Mines and Mining Development Minister, Walter Chidhakwa, confirmed the removal of the tax yesterday. “The 20 percent export tax has been removed and this is expected to boost chrome ore exports.
It’s now official, no more hindrances on the chrome sub sector,” said Chidhakwa. The government introduced the 20 percent export tax in 2009 as part of measures to promote domestic value addition and beneficiation.
The ban on export of chrome ore was lifted in June but miners could not take advantage of this new development because the Zimbabwe Revenue Authority (Zimra) insisted on payment of the 20 percent tax. Exports only resumed this month after numerous complaints from players in the sector. Chrome has not been sparred by declining global commodity prices.
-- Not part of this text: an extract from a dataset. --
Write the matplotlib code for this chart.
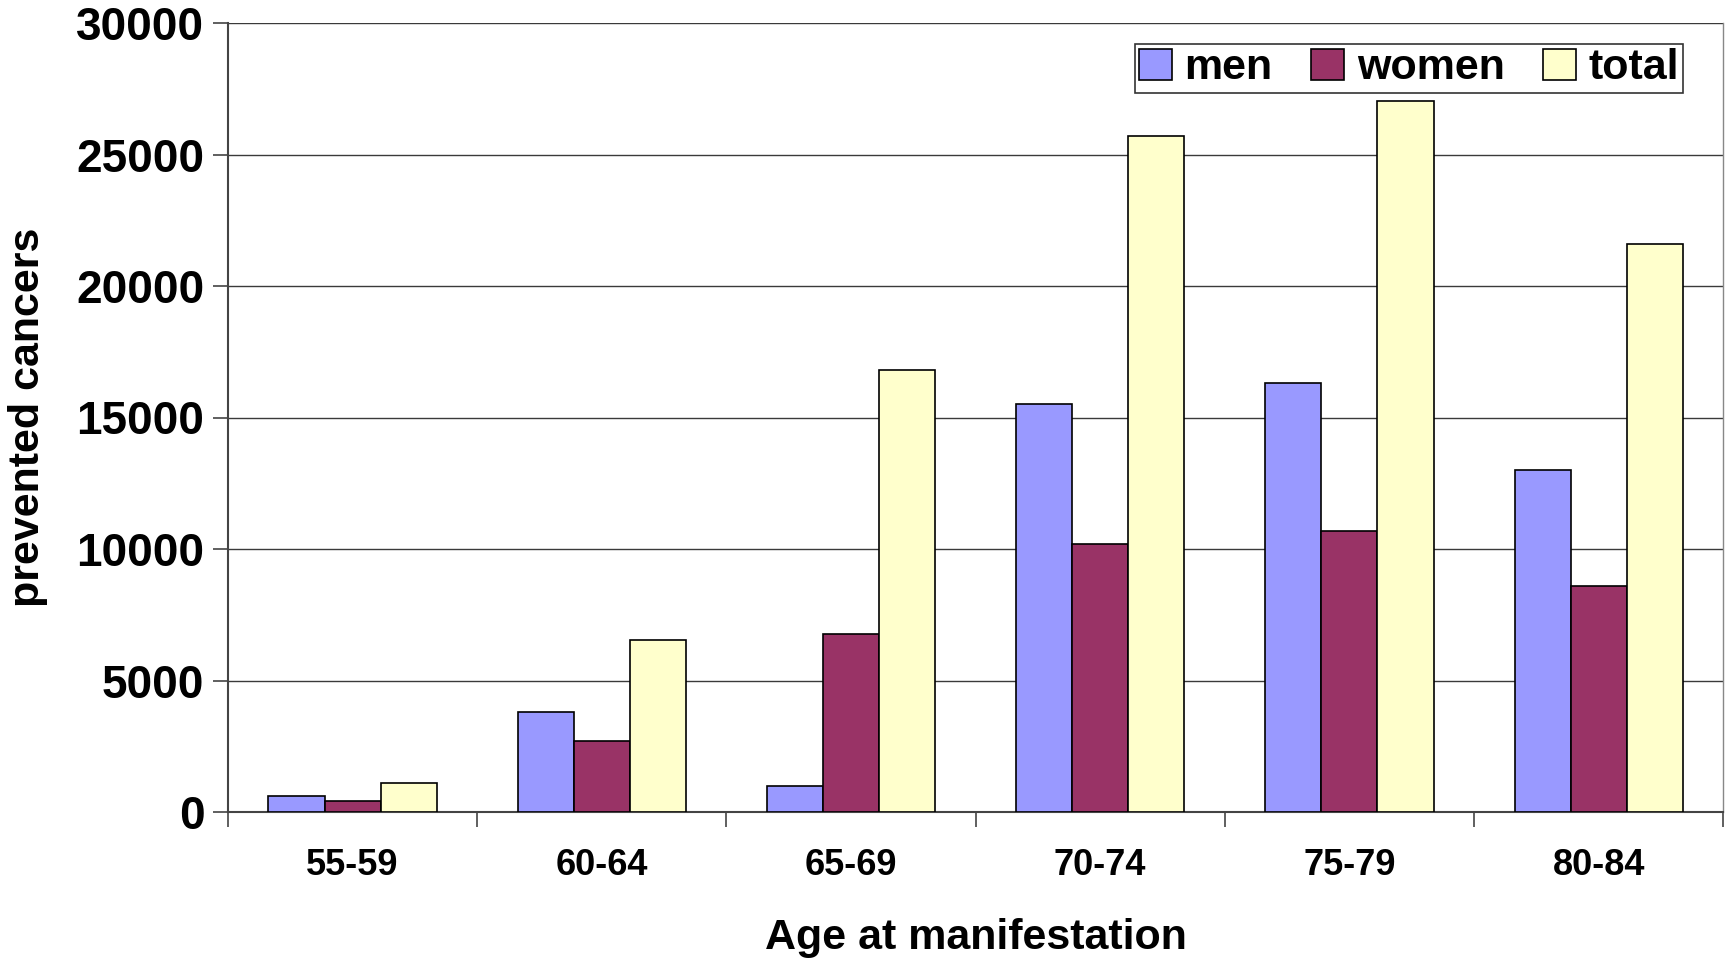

Zimbabwe Miners Federation (ZMF) chief executive officer, Wellington Takavarasha, applauded the government for removing the tax. “It’s a relief to the small scale miners and the buyers although it took time to be resolved,” he said.
Presenting the 2016 budget statement in Parliament yesterday, Finance and Economic Development Minister Patrick Chinamasa reported that the first shipment of chrome exports started three weeks ago. He also said the special purpose vehicle for chrome trade was operational after the government licensed 12 firms to export the mineral.